Nach eineinhalbjährigem Tauziehen haben sich das EU-Parlament und die EU-Mitgliedstaaten auf effektivere Kontrollen, verbesserte Zulassungsverfahren und höhere Anforderungen an die Qualifikationen für Prüfpersonal bei Kontrollinstanzen wie dem TÜV oder Dekra geeinigt.

"Die Menschen in Europa haben ein Recht darauf, dass wir die richtigen Konsequenzen aus Skandalen wie den um schadhafte Brustimplantate, ziehen", sagte der gesundheitspolitische Sprecher der EVP-Fraktion im Europaparlament, Peter Liese (CDU).

Die Europaabgeordneten waren tätig geworden, nachdem im Frühjahr 2010 der "PIP-Skandal" ruchbar geworden war. Die französische Firma Poly Implante Prothèse hatte Brustimplantate mit minderwertigem Silikon befüllt.

Bei zahlreichen Frauen rissen die Implantate ein. Das Zertifikat für dieses Medizinprodukt hatte der TÜV Rheinland ausgestellt.

Ob das Prüfunternehmen für die Schäden, die PIP angerichtet hat, mitverantwortlich ist, ist Gegenstand eines Verfahrens vor dem Europäischen Gerichtshof (EUGH). 5000 Frauen in Deutschland, rund 125.000 weltweit, waren die Produkte eingesetzt worden.

Schwab: "Ausgewogener Kompromiss"

In den vergangenen Jahren hat das EU-Parlament darum gerungen, eine verbraucher- und wirtschaftsfreundliche Lösung zugleich zu finden.

"Wir haben einen ausgewogenen Kompromiss zwischen der Verbesserung von Sicherheitsstandards für Medizinprodukte und der Vermeidung von unverhältnismäßigen Belastungen für Medizinprodukte-Hersteller erreichen können", so der der CDU-Europaabgeordnete Andreas Schwab.

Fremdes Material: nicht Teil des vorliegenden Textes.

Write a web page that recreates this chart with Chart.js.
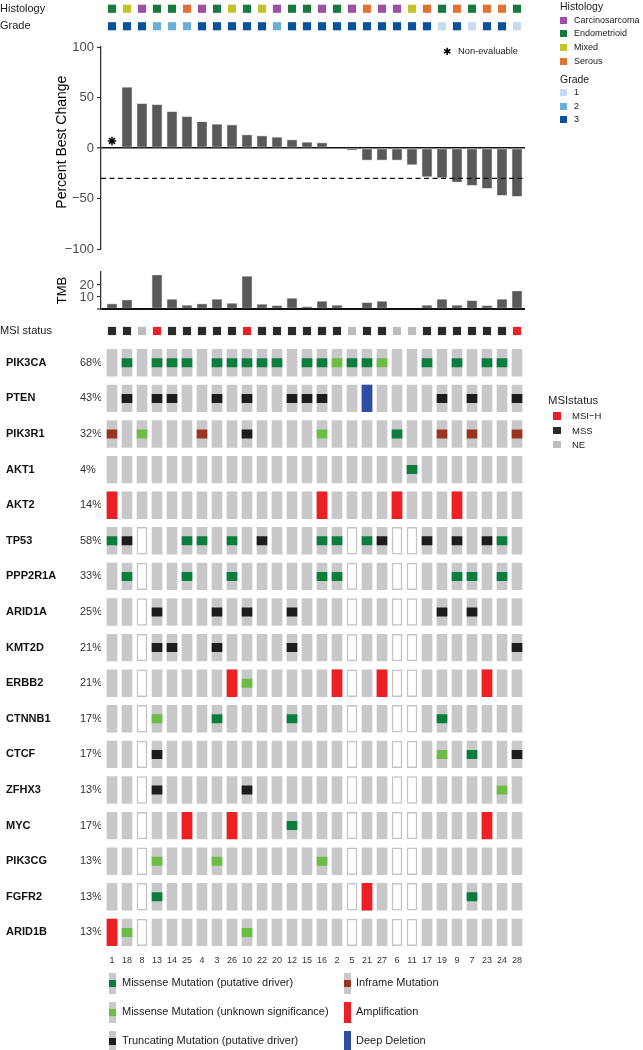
<!DOCTYPE html>
<html><head><meta charset="utf-8">
<script src="https://cdn.jsdelivr.net/npm/chart.js@4.4.1/dist/chart.umd.min.js"></script>
<style>
html,body{margin:0;padding:0;background:#fff;}
body{width:643px;height:1050px;position:relative;overflow:hidden;font-family:"Liberation Sans",Arial,Helvetica,sans-serif;color:#1a1a1a;}
.box{position:absolute;left:0;width:643px;}
.box canvas{display:block;}
.t{position:absolute;white-space:nowrap;}
.sq{position:absolute;}
</style></head><body>
<script>
// ---------------- DATA ----------------
const patients = ['1','18','8','13','14','25','4','3','26','10','22','20','12','15','16','2','5','21','27','6','11','17','19','9','7','23','24','28'];
const histology = ['Endometrioid','Mixed','Carcinosarcoma','Endometrioid','Endometrioid','Serous','Carcinosarcoma','Endometrioid','Mixed','Endometrioid','Mixed','Carcinosarcoma','Endometrioid','Endometrioid','Carcinosarcoma','Endometrioid','Carcinosarcoma','Serous','Carcinosarcoma','Carcinosarcoma','Mixed','Serous','Endometrioid','Serous','Endometrioid','Serous','Serous','Endometrioid'];
const grade = [3,3,3,2,2,2,3,3,3,3,3,2,3,3,3,3,3,3,3,3,3,3,1,3,1,3,3,1];
const bestChange = [null,60,44,43,36,31,26,23.5,23,13,12,10.5,8,5.6,5,0,-2,-12,-12,-12,-16.5,-28.4,-29.4,-33.7,-37,-40,-47,-48];
const nonEvaluable = ['1'];
const nonEvaluableLevel = 7;
const responseThreshold = -30;
const tmb = [4.2,7.5,null,28.3,8,3,4.2,8,4.7,27.2,3.9,2.8,8.9,2,6.4,3,null,5.3,6.4,null,null,3,8,3,7,2.8,8,15];
const msiStatus = ['MSS','MSS','NE','MSI-H','MSS','MSS','MSS','MSS','MSS','MSI-H','MSS','MSS','MSS','MSS','MSS','MSS','NE','MSS','MSS','NE','NE','MSS','MSS','MSS','MSS','MSS','MSS','MSI-H'];
const genes = ['PIK3CA','PTEN','PIK3R1','AKT1','AKT2','TP53','PPP2R1A','ARID1A','KMT2D','ERBB2','CTNNB1','CTCF','ZFHX3','MYC','PIK3CG','FGFR2','ARID1B'];
const genePct = ['68%','43%','32%','4%','14%','58%','33%','25%','21%','21%','17%','17%','13%','17%','13%','13%','13%'];
// codes: . none, x not profiled, M missense driver, U missense unknown, T truncating, I inframe, A amplification, D deep deletion
const PIK3CA  = [...'.M.MMM.MMMMM.MMUMMU..M.M.MM.'];
const PTEN    = [...'.T.TT..T.T..TTT..D....T.T..T'];
const PIK3R1  = [...'I.U...I..T....U....M..I.I..I'];
const AKT1    = [...'....................M.......'];
const AKT2    = [...'A.............A....A...A....'];
const TP53    = [...'MTx..MM.M.T...MMxMTxxT.T.TM.'];
const PPP2R1A = [...'.Mx..M..M.....MMx..xx..MM.M.'];
const ARID1A  = [...'..xT...T.T..T...x..xx.T.T...'];
const KMT2D   = [...'..xTT..T....T...x..xx......T'];
const ERBB2   = [...'..x.....AU.....Ax.Axx....A..'];
const CTNNB1  = [...'..xU...M....M...x..xx.M.....'];
const CTCF    = [...'..xT............x..xx.U.M..T'];
const ZFHX3   = [...'..xT.....T......x..xx.....U.'];
const MYC     = [...'..x..A..A...M...x..xx....A..'];
const PIK3CG  = [...'..xU...U......U.x..xx.......'];
const FGFR2   = [...'..xM............xA.xx...M...'];
const ARID1B  = [...'AUx......U......x..xx.......'];
const geneRows = [PIK3CA,PTEN,PIK3R1,AKT1,AKT2,TP53,PPP2R1A,ARID1A,KMT2D,ERBB2,CTNNB1,CTCF,ZFHX3,MYC,PIK3CG,FGFR2,ARID1B];
const annotationRows = ['Histology','Grade'];
const histLevels = ['Carcinosarcoma','Endometrioid','Mixed','Serous'];
const gradeLevels = [1,2,3];
const msiLevels = ['MSI-H','MSS','NE'];
const msiLabels = ['MSI\u2212H','MSS','NE'];
const tmbTicks = [0,10,20];
const altLegend = [['M','Missense Mutation (putative driver)'],['U','Missense Mutation (unknown significance)'],['T','Truncating Mutation (putative driver)'],['I','Inframe Mutation'],['A','Amplification'],['D','Deep Deletion']];

// ---------------- STYLE ----------------
const histColors = {Carcinosarcoma:'#9d4ea5', Endometrioid:'#17793c', Mixed:'#c3c42c', Serous:'#e07234'};
const gradeColors = {1:'#c6dbef', 2:'#6baed6', 3:'#0a519c'};
const msiColors = {'MSI-H':'#ec2027', MSS:'#2a2a2a', NE:'#bdbdbd'};
const altColors = {M:'#0b7e3d', U:'#6cbd45', T:'#1d1d1d', I:'#9b3520', A:'#ee2024', D:'#2e4ea3'};
const CELL_GRAY = '#c8c8ca';
const BAR_GRAY = '#595959';

Chart.defaults.font.family = '"Liberation Sans", Arial, Helvetica, sans-serif';
Chart.defaults.color = '#333';

const X_MIN = 1 - 11/15, X_MAX = 28 + 8/15;
const xHidden = () => ({type:'linear', min:X_MIN, max:X_MAX, offset:false, display:false, grid:{display:false}});
const PAD = 20;

function mk(top, height, cfg){
  const d = document.createElement('div'); d.className='box';
  d.style.top = top+'px'; d.style.height = height+'px';
  const c = document.createElement('canvas'); c.width = 643; c.height = Math.round(height);
  c.style.width='643px'; c.style.height=Math.round(height)+'px';
  d.appendChild(c); document.body.appendChild(d);
  return new Chart(c, cfg);
}
function common(extra){
  return Object.assign({responsive:false, animation:false, events:[], devicePixelRatio:1,
    layout:{padding:{left:0,right:118,top:PAD,bottom:PAD}},
    plugins:{legend:{display:false}, tooltip:{enabled:false}}}, extra);
}
const zeroGrid = {
  color: c => (c.tick && c.tick.value === 0) ? '#111' : 'rgba(0,0,0,0)',
  lineWidth: c => (c.tick && c.tick.value === 0) ? 1.6 : 1,
  tickColor:'#333', tickWidth:1.2, tickLength:4, drawTicks:true, drawOnChartArea:true
};
const minusFmt = v => v < 0 ? '\u2212' + Math.abs(v) : String(v);

// ---------- Top annotation (Histology / Grade) ----------
{
  const top = 0, bottom = 35;
  mk(top-PAD, bottom-top+2*PAD, {type:'bar', data:{datasets:[
    {data: histology.map((h,i)=>({x:i+1, y:[-0.214,0.214], v:h})), backgroundColor: c=>c.raw?histColors[c.raw.v]:'#000'},
    {data: grade.map((g,i)=>({x:i+1, y:[1-0.214,1+0.214], v:g})), backgroundColor: c=>c.raw?gradeColors[c.raw.v]:'#000'}
  ]}, options: common({datasets:{bar:{barThickness:7.5, grouped:false, borderWidth:0}},
    scales:{x:xHidden(), y:{min:-0.5, max:1.5, reverse:true,
      afterBuildTicks:s=>{s.ticks=annotationRows.map((r,i)=>({value:i}));},
      ticks:{autoSkip:false, callback:v=>annotationRows[v], crossAlign:'far', color:'#1a1a1a', font:{size:11}, padding:0},
      grid:{display:false, drawTicks:false}, border:{display:false}, afterFit:s=>{s.width=101;}}}})});
}

// ---------- Waterfall ----------
{
  const top = 46.7, bottom = 249;
  mk(top-PAD, bottom-top+2*PAD, {type:'bar', data:{datasets:[
    {type:'line', data:[{x:X_MIN,y:responseThreshold},{x:X_MAX,y:responseThreshold}], borderColor:'#111', borderWidth:1.2, borderDash:[5,3.5], pointRadius:0, order:0},
    {type:'line', showLine:false, data: nonEvaluable.map(p=>({x:patients.indexOf(p)+1, y:nonEvaluableLevel})), pointStyle:'star', pointRadius:4.2, borderColor:'#000', pointBorderWidth:1.5, order:0},
    {data: bestChange.map((v,i)=>({x:i+1, y:v})), backgroundColor:BAR_GRAY, borderColor:'#bdbdbd', borderWidth:0.7, borderSkipped:false, barThickness:10, grouped:false, order:1}
  ]}, options: common({scales:{x:xHidden(), y:{min:-100, max:100,
      ticks:{stepSize:50, autoSkip:false, color:'#4d4d4d', font:{size:13}, padding:3, callback:minusFmt},
      grid: zeroGrid, border:{display:true, color:'#333', width:1.3},
      title:{display:true, text:'\u00a0\u00a0\u00a0Percent Best Change', color:'#000', font:{size:14}, padding:{top:53.6,bottom:0}},
      afterFit:s=>{s.width=101;}}}})});
}

// ---------- TMB ----------
{
  const top = 272.3, bottom = 309.3;
  mk(top-PAD, bottom-top+2*PAD, {type:'bar', data:{datasets:[
    {data: tmb.map((v,i)=>({x:i+1, y:v})), backgroundColor:BAR_GRAY, borderColor:'#bdbdbd', borderWidth:0.7, borderSkipped:false, barThickness:10, grouped:false}
  ]}, options: common({scales:{x:xHidden(), y:{min:0, max:30.8,
      afterBuildTicks:s=>{s.ticks=tmbTicks.map(v=>({value:v}));},
      ticks:{autoSkip:false, color:'#4d4d4d', font:{size:13}, padding:3, callback:v=>v===0?'':String(v)},
      grid: Object.assign({}, zeroGrid, {lineWidth: c=>(c.tick&&c.tick.value===0)?2:1}),
      border:{display:true, color:'#333', width:1.3},
      title:{display:true, text:'TMB', color:'#000', font:{size:13}, padding:{top:54.2,bottom:0}},
      afterFit:s=>{s.width=101;}}}})});
}

// ---------- MSI status ----------
{
  const top = 322, bottom = 340;
  mk(top-PAD, bottom-top+2*PAD, {type:'bar', data:{datasets:[
    {data: msiStatus.map((s,i)=>({x:i+1, y:[-0.21,0.21], v:s})), backgroundColor: c=>c.raw?msiColors[c.raw.v]:'#000'}
  ]}, options: common({datasets:{bar:{barThickness:7.5, grouped:false, borderWidth:0}},
    scales:{x:xHidden(), y:{min:-0.5, max:0.5, reverse:true,
      afterBuildTicks:s=>{s.ticks=[{value:0}];},
      ticks:{autoSkip:false, callback:()=>'MSI status', crossAlign:'far', color:'#1a1a1a', font:{size:11}, padding:0},
      grid:{display:false, drawTicks:false}, border:{display:false}, afterFit:s=>{s.width=101;}}}})});
}

// ---------- Oncoprint ----------
{
  const top = 345.2, bottom = 950.5;
  const xPad = 4.5;
  const xAxisH = 2*xPad + 10.8;
  const H = 0.375, h = 0.117;
  const cells = [], full = [], marks = [];
  geneRows.forEach((row, r) => row.forEach((code, c) => {
    cells.push({x:c+1, y:[r-H, r+H], code});
    if (code === 'A' || code === 'D') full.push({x:c+1, y:[r-H, r+H], code});
    if ('MUTI'.includes(code)) marks.push({x:c+1, y:[r-h, r+h], code});
  }));
  const rowTicks = s => { s.ticks = genes.map((g,i)=>({value:i})); };
  mk(top-PAD, bottom-top+2*PAD+xAxisH, {type:'bar', data:{datasets:[
    {data: marks, backgroundColor: c=>c.raw?altColors[c.raw.code]:'#000', borderWidth:0, order:1},
    {data: full, backgroundColor: c=>c.raw?altColors[c.raw.code]:'#000', borderWidth:0, order:2},
    {data: cells, backgroundColor: c=>(c.raw && c.raw.code==='x')?'#ffffff':CELL_GRAY,
      borderColor: c=>(c.raw && c.raw.code==='x')?'#c4c4c4':'rgba(0,0,0,0)',
      borderWidth: c=>(c.raw && c.raw.code==='x')?1.5:0, borderSkipped:false, order:3}
  ]}, options: common({layout:{padding:{left:6,right:118,top:PAD,bottom:PAD}},
    datasets:{bar:{barThickness:10, grouped:false}},
    scales:{
      x:{type:'linear', min:X_MIN, max:X_MAX, offset:false,
        afterBuildTicks:s=>{s.ticks=patients.map((p,i)=>({value:i+1}));},
        ticks:{autoSkip:false, maxRotation:0, minRotation:0, callback:v=>patients[v-1], font:{size:9}, color:'#333', padding:xPad},
        grid:{display:false, drawTicks:false}, border:{display:false}},
      y:{type:'linear', position:'left', weight:0, min:-0.5, max:16.5, reverse:true,
        afterBuildTicks:rowTicks,
        ticks:{autoSkip:false, callback:v=>genePct[v], crossAlign:'far', font:{size:11}, color:'#333', padding:0},
        grid:{display:false, drawTicks:false}, border:{display:false}, afterFit:s=>{s.width=21;}},
      yGene:{type:'linear', position:'left', weight:1, min:-0.5, max:16.5, reverse:true,
        afterBuildTicks:rowTicks,
        ticks:{autoSkip:false, callback:v=>genes[v], crossAlign:'far', font:{size:11, weight:'bold'}, color:'#111', padding:0},
        grid:{display:false, drawTicks:false}, border:{display:false}, afterFit:s=>{s.width=74;}}
    }})});
}

// ---------------- HTML legends ----------------
function text(x, yc, str, size, opts={}){
  const el = document.createElement('div'); el.className='t';
  el.textContent = str;
  el.style.left = x+'px'; el.style.top = (yc - size*0.6)+'px';
  el.style.fontSize = size+'px'; el.style.lineHeight = (size*1.2)+'px';
  if (opts.weight) el.style.fontWeight = opts.weight;
  el.style.color = opts.color || '#1a1a1a';
  if (opts.family) el.style.fontFamily = opts.family;
  document.body.appendChild(el); return el;
}
function rect(x, y, w, hh, color){
  const el = document.createElement('div'); el.className='sq';
  el.style.left=x+'px'; el.style.top=y+'px'; el.style.width=w+'px'; el.style.height=hh+'px';
  el.style.background=color;
  document.body.appendChild(el); return el;
}
// Histology / Grade legend
text(560, 6, 'Histology', 10.5);
histLevels.forEach((l,i)=>{ const y=20+13.7*i; rect(559.5, y-3.5, 7, 7, histColors[l]); text(574, y, l, 9); });
text(560, 79, 'Grade', 10.5);
gradeLevels.forEach((g,i)=>{ const y=92.5+13.5*i; rect(559.5, y-3.5, 7, 7, gradeColors[g]); text(574, y, String(g), 9); });
// Non-evaluable
text(443, 51.5, '\u2731', 10, {family:'"DejaVu Sans", sans-serif', color:'#000'});
text(458, 51.5, 'Non-evaluable', 9.3);
// MSI status legend
text(548, 401, 'MSIstatus', 11.3);
msiLevels.forEach((l,i)=>{ const y=416+14.3*i; rect(553, y-3.75, 7.5, 7.5, msiColors[l]); text(572, y, msiLabels[i], 9.5); });
// Alteration legend
altLegend.forEach(([code,label],i)=>{
  const col = i<3?0:1, row = i%3;
  const ix = col===0?109:343.5, tx = col===0?122:356, yc = 983+29*row;
  if (code==='A' || code==='D') rect(ix, yc-10.5, 7, 21, altColors[code]);
  else { rect(ix, yc-10.5, 7, 21, CELL_GRAY); rect(ix, yc-3.5, 7, 7, altColors[code]); }
  text(tx, yc, label, 11, {color:'#222'});
});
</script>
</body></html>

Für den AOK-Bundesverband gehen die Vorschläge nicht weit genug. "Einige der jetzt beschlossenen Regelungen sind ein Schritt zu mehr Patientensicherheit. Aber viele wichtige Vorschläge fanden auf EU-Ebene leider keine Mehrheiten", bedauert AOK-Bundesverbandschef Martin Litsch.

Seine Forderung: Die Bundesregierung solle bei der Industriehaftung nachbessern und die Hersteller zum Abschluss einer Haftpflichtversicherung verpflichten.

"Wenn Patienten unter den Folgen fehlerhafter Medizinprodukte leiden, dürfen sie nicht auch noch finanziell im Regen stehen, begründete Litsch seinen Vorstoß.

Litsch kritisierte, dass die Medizinprodukte von Stellen mit eigenen wirtschaftlichen Interessen geprüft werden sollen. In Deutschland sind das TÜV und DEKRA.

Prüfstellen sollen auf medizinische Expertise zurückgreifen

Der Sachverständigenrat für das Gesundheitswesen hatte bereits 2014 vorgeschlagen, eine zunabhängige und zentrale Zulassung auf europäischer Ebene einzuführen. Immerhin sollen die Prüfstellen künftig vor dem Erteilen einer Zulassung auf medizinische Expertise zurückgreifen müssen.

Zudem sollen sie auch dioe Herstellung fortlaufend kontrollieren. Eine Nummer soll die Implantate identifizierbar machen. In Deutschland gibt es zusätzlich seit knapp einem Jahr für Hochrisikoprodukte eine Art früher Nutzenbewertung.

Die Gesundheitsminister der EU-Länder werden die Verordnung bei ihrem Treffen am 16. Juni voraussichtlich durchwinken. Die EU-Verordnung soll im zweiten Halbjahr in Kraft treten. Die Mitgliedsländer haben danach drei Jahre Zeit, die neuen Regeln umzusetzen. (taf/af).